Understanding Zeolite - The Soil Ninja Component Guide

 

You may not have heard of such a unique component before, so hold onto your socks Zeolite is about to knock them off…


Zeolite is a mineral aggregate made from a combination of metallic elements and possesses an incredibly useful structure. Its structure can be described as microporous (like how pumice and Activated charcoal are also microporous), this means that each rock contains thousands of tiny pores (smaller than 2 nanometers!). This is zeolites secret power when it comes to how useful it is to plants. Zeolite can be natural or man made, but here at soil ninja we only get the natural stuff (also known as Clinoptilotie)
 
Zeolite has numerous purposes in horticulture. The most notable is its incredible ability to store nutrients that it comes into contact with. Zeolite is known for being an extremely effective colloid (a negatively charged particle in the soil), this is very useful for plants because a lot of the nutrients they require are positively charged ions (these are called cations). Colloids act as nutrient storage in the soil, attracting the oppositely charged nutrients during watering, storing them, and exchanging them for Hydrogen ions provided by the roots when contact is made. Zeolite even exchanges nutrients based on the concentration of them in the soil. For example, if a substrate had a load of Potassium in the soil, but barely any Iron, the stored Iron the zeolite held onto when first fertilised will be exchanged for some Potassium. 
 
This nutrient swapping property is known as CEC (cation exchange capacity), you will likely have heard about that before if you've been looking into how soil works! Before Zeolite, Peat had some of the best CEC ratings for substrate, but research shows zeolite boasting a much higher CEC rating, even when not chemically activated.
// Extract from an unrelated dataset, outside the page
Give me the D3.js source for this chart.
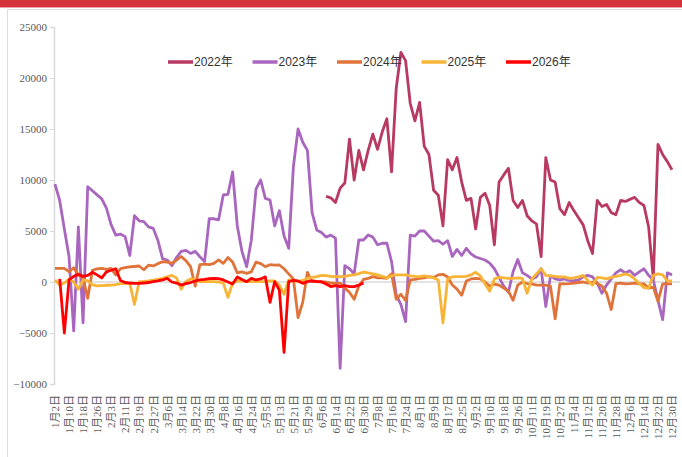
<!DOCTYPE html>
<html>
<head>
<meta charset="utf-8">
<script src="https://cdn.jsdelivr.net/npm/d3@7"></script>
<style>
  body { margin: 0; background: #fff; }
</style>
</head>
<body>
<div id="chart"></div>
<script>
// tick labels on the category axis, one every 3 data points
const dateLabels = ["1月2日","1月10日","1月18日","1月26日","2月3日","2月11日","2月19日","2月27日",
  "3月6日","3月14日","3月22日","3月30日","4月8日","4月16日","4月24日","5月5日","5月13日",
  "5月21日","5月29日","6月6日","6月14日","6月22日","6月30日","7月8日","7月16日","7月24日",
  "8月1日","8月9日","8月17日","8月25日","9月2日","9月10日","9月18日","9月26日","10月11日",
  "10月19日","10月27日","11月4日","11月12日","11月20日","11月28日","12月6日","12月14日",
  "12月22日","12月30日"];
const stepsPerLabel = 3;
const yTicks = [-10000, -5000, 0, 5000, 10000, 15000, 20000, 25000];

// series values (index = data point on the category axis)
const start2022 = 58;
const s2022 = [8400,8250,7800,9200,9700,14000,10000,12900,11000,12900,
  14500,13000,14700,16000,10800,19000,22500,21700,17500,15800,
  17600,13300,12500,9000,8500,5500,12000,11000,12200,9800,
  8000,8200,5200,8300,8700,7500,3650,9800,10500,11150,
  8000,7300,8000,6500,6000,5700,2500,12200,10000,9800,
  7200,6600,7800,7000,6300,5600,4000,2800,8000,7400,
  7600,6800,6600,8000,7900,8100,8300,7800,7500,5400,
  300,13500,12500,11800,11000];

const start2023 = 0;
const s2023 = [9600,8000,5200,2500,-4800,5400,-4000,9340,8940,8540,
  8150,7240,5620,4600,4700,4450,2600,6500,6000,5920,
  5400,5260,4100,2300,2160,1600,2400,3000,3100,2800,
  3000,2480,2000,6200,6200,6100,8530,8600,10800,5500,
  3000,1500,4100,9100,10000,8200,8040,5500,7000,4500,
  3300,11300,15000,13700,12900,6800,5100,4850,4400,4600,
  4300,-8460,1600,1300,800,4120,4120,4610,4400,3650,
  3800,3800,2000,-1300,-2200,-3890,4600,4500,5000,5000,
  4500,4000,4050,3700,4050,2500,3200,2600,3300,2750,
  2450,2300,2160,1850,1300,450,-400,-1000,1000,2200,
  900,650,300,500,1300,-2400,600,300,200,300,
  160,100,200,500,650,500,-100,-1100,-300,300,
  900,1200,900,1100,650,1000,1300,650,200,-1800,
  -3700,900,700];

const start2024 = 0;
const s2024 = [1340,1340,1340,1010,1400,700,400,-1600,1150,1280,
  1340,1240,1340,700,1300,1400,1480,1520,1570,1200,
  1650,1570,1800,1990,1950,1830,2150,2500,2100,1500,
  -400,1700,1750,1700,1830,2160,1830,2400,1950,900,
  1000,850,1000,1950,1800,1500,1700,1650,1670,1300,
  800,300,-3500,-2000,950,30,30,0,0,-100,
  -130,-130,-600,-1000,-1700,-400,250,360,520,400,
  400,360,800,-1700,-1200,-1800,200,250,360,400,
  520,450,700,750,500,-300,-700,-1300,100,300,
  350,300,0,-400,-200,-300,-600,-900,-1800,-300,
  0,-150,-180,-300,-300,-300,-400,-3600,-180,-180,
  -150,-100,-50,0,-100,0,-150,-400,-1100,-2700,
  -150,-100,-180,-150,-100,-180,-180,-600,-500,-1900,
  -180,-180,-180];

const start2025 = 0;
const s2025 = [200,-300,-100,300,0,-700,200,100,-250,-380,
  -350,-320,-300,-250,-150,-130,-130,-2200,30,50,
  100,180,250,350,500,650,400,-700,50,300,
  250,50,50,50,30,0,-100,-1500,-100,100,
  100,30,30,30,30,30,100,100,-300,-1200,
  200,150,30,150,360,450,520,650,620,550,
  520,520,560,640,700,820,980,900,800,700,
  560,400,600,690,690,690,600,550,520,600,
  500,400,200,-4000,300,500,520,520,550,700,
  950,600,-200,-900,300,450,400,350,350,400,
  350,-1100,300,800,1300,650,600,550,500,500,
  350,400,500,650,150,-300,450,400,300,450,
  550,650,800,650,300,-150,-550,-600,650,800,
  700,100,100];

const start2026 = 1;
const s2026 = [300,-5000,200,550,750,550,650,950,700,
  400,1000,1150,1300,150,-50,-100,-130,-130,-100,
  -50,30,100,200,360,0,-100,-300,-150,-50,
  100,200,250,330,350,330,200,0,-200,500,
  250,30,350,200,300,500,-2000,30,-800,-6900,
  30,150,100,-130,30,100,50,30,-200,-450,
  -350,-450,-350,-450,-450,-300,-100];

const seriesNames = ["2022年","2023年","2024年","2025年","2026年"];
const seriesColors = ["#b83a62","#a966bf","#e0733a","#f8b436","#ff0000"];
const seriesData = [[start2022, s2022],[start2023, s2023],[start2024, s2024],[start2025, s2025],[start2026, s2026]];

const width = 682, height = 457;
const svg = d3.select("#chart").append("svg")
  .attr("width", width).attr("height", height);

// page frame: red banner and thin border
svg.append("rect").attr("x", 0).attr("y", 0).attr("width", width).attr("height", 7).attr("fill", "#d5333b");
svg.append("rect").attr("x", 0).attr("y", 7).attr("width", width).attr("height", 1).attr("fill", "#eba0a3");
svg.append("line").attr("x1", 7).attr("x2", width).attr("y1", 9.5).attr("y2", 9.5)
  .attr("stroke", "#dcdcdc").attr("stroke-width", 1);
svg.append("line").attr("x1", 7.5).attr("x2", 7.5).attr("y1", 9).attr("y2", height)
  .attr("stroke", "#dcdcdc").attr("stroke-width", 1);

const nPoints = (dateLabels.length - 1) * stepsPerLabel + 1;
const x = d3.scaleLinear().domain([0, nPoints - 1]).range([55, 672]);
const y = d3.scaleLinear().domain([-10000, 25000]).range([384, 27]);

// y axis
const yAxis = svg.append("g")
  .attr("transform", "translate(54,0)")
  .call(d3.axisLeft(y).tickValues(yTicks).tickSize(4).tickPadding(3).tickFormat(d3.format("d")));
yAxis.select(".domain").attr("stroke", "#d9d9d9").attr("stroke-width", 1.5);
yAxis.selectAll(".tick line").attr("stroke", "#d9d9d9");
yAxis.selectAll("text").attr("fill", "#595959")
  .style("font-family", "'Liberation Serif', 'Times New Roman', serif").style("font-size", "11px");

// zero line
svg.append("line")
  .attr("x1", 54).attr("x2", 680)
  .attr("y1", y(0)).attr("y2", y(0))
  .attr("stroke", "#d9d9d9").attr("stroke-width", 1.5);

// x axis labels, rotated
const xAxis = svg.append("g")
  .attr("transform", "translate(0,392)")
  .call(d3.axisBottom(x)
    .tickValues(dateLabels.map((d, i) => i * stepsPerLabel))
    .tickFormat((d, i) => dateLabels[i])
    .tickSize(0));
xAxis.select(".domain").remove();
xAxis.selectAll("text")
  .attr("fill", "#595959")
  .style("font-family", "'Liberation Serif', 'Noto Sans CJK SC', serif")
  .style("font-size", "11px")
  .attr("text-anchor", "end")
  .attr("dy", "0.35em")
  .attr("transform", "rotate(-90)")
  .attr("x", -3)
  .attr("y", 0);

// lines
const line = d3.line()
  .defined(d => d[1] != null)
  .x(d => x(d[0]))
  .y(d => y(d[1]));

seriesData.forEach(function (s, i) {
  const pts = s[1].map((v, j) => [s[0] + j, v]);
  svg.append("path")
    .datum(pts)
    .attr("fill", "none")
    .attr("stroke", seriesColors[i])
    .attr("stroke-width", 2.8)
    .attr("stroke-linejoin", "round")
    .attr("d", line);
});

// legend
const legend = svg.append("g").attr("transform", "translate(168,62)");
seriesNames.forEach(function (name, i) {
  const g = legend.append("g").attr("transform", "translate(" + (i * 84.5) + ",0)");
  g.append("line").attr("x1", 0).attr("x2", 25).attr("y1", 0).attr("y2", 0)
    .attr("stroke", seriesColors[i]).attr("stroke-width", 3.5);
  g.append("text").attr("x", 26).attr("y", 0).attr("dy", "0.35em")
    .attr("fill", "#333")
    .style("font-family", "'Liberation Sans Narrow', 'Liberation Sans', 'Noto Sans CJK SC', sans-serif")
    .style("font-size", "12px")
    .text(name);
});
</script>
</body>
</html>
This is thanks to Zeolites naturally effective structure and its negative charge, creating a super-powered component that honestly can’t be matched!
 
Other than the previously mentioned crazy useful property - Zeolite also acts as an aerator in soil mixtures by physically breaking up the soil, creating air chambers for the roots to crawl through.  
 
Zeolite retains moisture really nicely, meaning it can also act as a moisture control in mixes, making it useful for both dry and moisture loving plants! For thirsty plants, the zeolite will release water back into the mix meaning it will have a nice consistent saturation of water in the soil, but also absorbing any excess so over-watering is less likely. For desert plants like cacti, our sandy and gritty mix doesn't retain much water anyway, so the zeolite will act as a little oasis for roots to discover as they grow through the most bone-dry mix, while also helping the mix dry out faster after a rare drenching by absorbing some of the water into the rock for release later.
 
Zeolites moisture control and nutrient storage properties also make it a great component for DIY semi hydroponics! 
 
We stock both Fine and Coarse grade of zeolite, which both do the exact same thing so don't fuss too much, it’s just better suited to certain root sizes! Chunky roots like in Monstera, Anthurium, ZZ plants etc would adore a coarser grade to match the airspaces they need to crawl through to grow! Conversely, finer rooted plants like Calathea, Alocasia or terrarium plants would prefer the finer grade to match their super thin roots!
 
So, now you’ve got the DL on Zeolite - will you be adding this to all your dirty blends?